Sanjana S. Texas

Standardized Testing

Standardized testing is putting students all over the United States under rigorous pressure.

Dear future President of the United States,

Imagine a world where one test defines your future. One mistake and it is all over, your dreams and possibly your career. Students all over the United States face this problem and fear that their future would be ruined by this one test that doesn’t help anyone. Your policies should provide students protection of how standardized testing affects their mental health, allowing kids to move on even if they did poorly on the test, and make a fair test for children who are English language learners and kids with special needs.

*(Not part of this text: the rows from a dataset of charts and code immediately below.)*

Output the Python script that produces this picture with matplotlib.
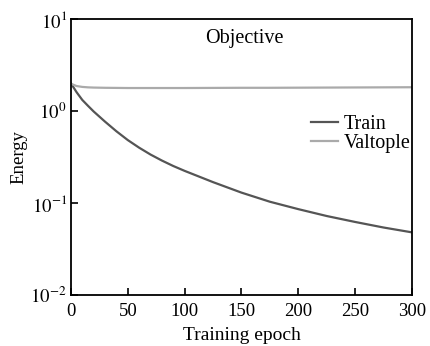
import matplotlib
matplotlib.use("Agg")
import matplotlib.pyplot as plt

plt.rcParams['font.family'] = ['Liberation Serif', 'DejaVu Serif']
plt.rcParams['mathtext.fontset'] = 'stix'

# Data
epochs = [0, 5, 10, 15, 20, 30, 40, 50, 60, 70, 80, 90, 100,
          125, 150, 175, 200, 225, 250, 275, 300]
train = [2.0, 1.60, 1.32, 1.14, 0.989, 0.767, 0.603, 0.484, 0.40, 0.337,
         0.29, 0.253, 0.224, 0.169, 0.130, 0.1035, 0.086, 0.0724, 0.0624,
         0.0543, 0.0481]
valtople = [1.98, 1.87, 1.83, 1.81, 1.80, 1.79, 1.785, 1.78, 1.78, 1.78,
            1.78, 1.78, 1.78, 1.785, 1.79, 1.79, 1.795, 1.80, 1.805, 1.81,
            1.815]

xticks = [0, 50, 100, 150, 200, 250, 300]
yticks = [1e-2, 1e-1, 1e0, 1e1]
yticklabels = [r'$10^{-2}$', r'$10^{-1}$', r'$10^{0}$', r'$10^{1}$']

fig = plt.figure(figsize=(4.3, 3.46), dpi=100)
ax = fig.add_axes([0.165, 0.147, 0.793, 0.798])

ax.plot(epochs, train, color='#555555', lw=1.6, label='Train')
ax.plot(epochs, valtople, color='#aaaaaa', lw=1.6, label='Valtople')

ax.set_yscale('log')
ax.set_xlim(0, 300)
ax.set_ylim(1e-2, 1e1)
ax.set_xticks(xticks)
ax.set_yticks(yticks)
ax.set_yticklabels(yticklabels)
ax.minorticks_off()
ax.tick_params(direction='in', length=5, width=1.2, labelsize=13.5)
ax.tick_params(axis='x', pad=6)
ax.tick_params(axis='y', pad=3)
for s in ax.spines.values():
    s.set_linewidth(1.3)

ax.set_xlabel('Training epoch', fontsize=14, labelpad=5)
ax.set_ylabel('Energy', fontsize=13.5, labelpad=2)
ax.text(0.51, 0.93, 'Objective', transform=ax.transAxes, ha='center',
        va='center', fontsize=14.5)

ax.legend(loc='center right', bbox_to_anchor=(0.997, 0.585), frameon=False,
          fontsize=14.5, handlelength=1.35, handletextpad=0.3,
          labelspacing=0.0, borderpad=0.0, borderaxespad=0.0)

fig.savefig('out.png', dpi=100)
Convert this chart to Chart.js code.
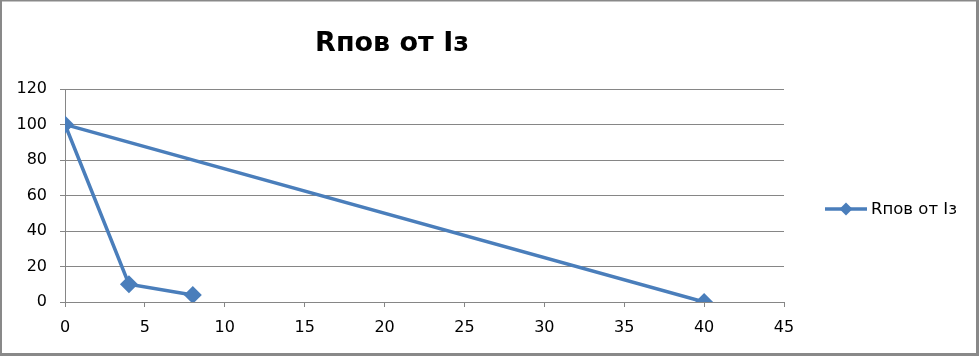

The night before a big test is the worst. Kids are crying, studying until midnight, and skipping meals just so they can pass the test that determines their future. Many parents complain that the state is putting too much pressure on their kids and that they can’t get control of them. Standardized testing messes with students minds a lot and it affects them in many different ways. The children might get bad ideas and do something bad to themselves. “According to education researcher Gregory J. Cizek, anecdotes abound ‘illustrating how testing... produces gripping anxiety in even the brightest students, and makes young children vomit or cry, or both.’”(ProCon) Creating anxiety for the test takers makes them do worse than they actually will on the test. Do you really want kids to feel like a 1,000 pound boulder is on their shoulders or a light feather? If this problem is not solved, then it will get worse as more and more people start taking the test.

Some students are full of joy and happiness since they passed the test while others are lonely because their friends moved on and they didn’t. If you were in that situation, would you be delighted that you were held back or heartbroken? Most people would be heartbroken, and they would be thinking that one test score should not determine if a person moves on or not. “The purpose is to evaluate a student's ability and to see if they are eligible to reach to the next level... However, standardized tests does not properly evaluate a student's critical thinking skills and seems unfair.”(Bates) Standardized tests don’t include everything that was taught to student during the whole school year, and that isn't fair. Everyone has good days and bad days, and judging kids on the test that may be taken on their bad day can devastate their life. “‘This is not a valid way to measure an entire child,” said Jensen, a former teacher with two children in high school. “None of this has anything to do with better education.’"(White House) We should have another way to see the student’s skills instead of testing them under rigorous pressure. As years go by more and more people are starting to see the disadvantages of standardized testing.

Many people move to the United States from different countries for many different reasons, but after those children go to school in America for the first time, they have trouble with the school system and especially the testing process. Expecting them to pass the hardest test in the whole school year is unreasonable. “However, when ELL students attended public schools with at least a minimum threshold number of white students...This suggests that the lag in test score achievement of ELL students is attributable in part to the characteristics of the public schools they attend.”(Fry) Kids with learning disorders and ELL students have to take the same test as everyone else,and that isn't fair because they should be able to have special help and different tests to make it understandable for them. ELL and students with learning disorders should get easier tests than everyone else to make it less complicated for them. If the state or federal government doesn’t change this, many people that come into the United States may leave.

In conclusion, I think that the government should fix the standardized testing issues and make it fair for everyone. Standardized testing should be able to be put intact without messing with the student’s brain. Students also shouldn't be moved or held back based on that one number. Kids with disorders and non English speakers should have an advantage on the test to make it fair. All of these missing terms in the testing policy have caused problems over the years and I think that the time has come that we fix those problems for future test takers. The future generations should not suffer like we did. To make their lives better, lets help our government shape the new testing process.


Works Cited

ProCon.org. "Standardized Tests ProCon.org." ProCon.org. 31 Aug. 2016, 11:52 a.m., standardizedtests.procon.org/

Bates, Cheyann -. "Is Standardized Testing Truly Effective?" By Cheyann B. N.p., 26 Oct. 2016. Web. 04 Nov. 2016.

"White House Tells States to Give Students Fewer Tests." Newsela. N.p., 5 Feb. 2016. Web. 04 Nov. 2016.

Fry, Richard. "The Role of Schools in the English Language Learner Achievement Gap." Pew Research Centers Hispanic Trends Project RSS. N.p., 26 June 2008. Web. 04 Nov. 2016.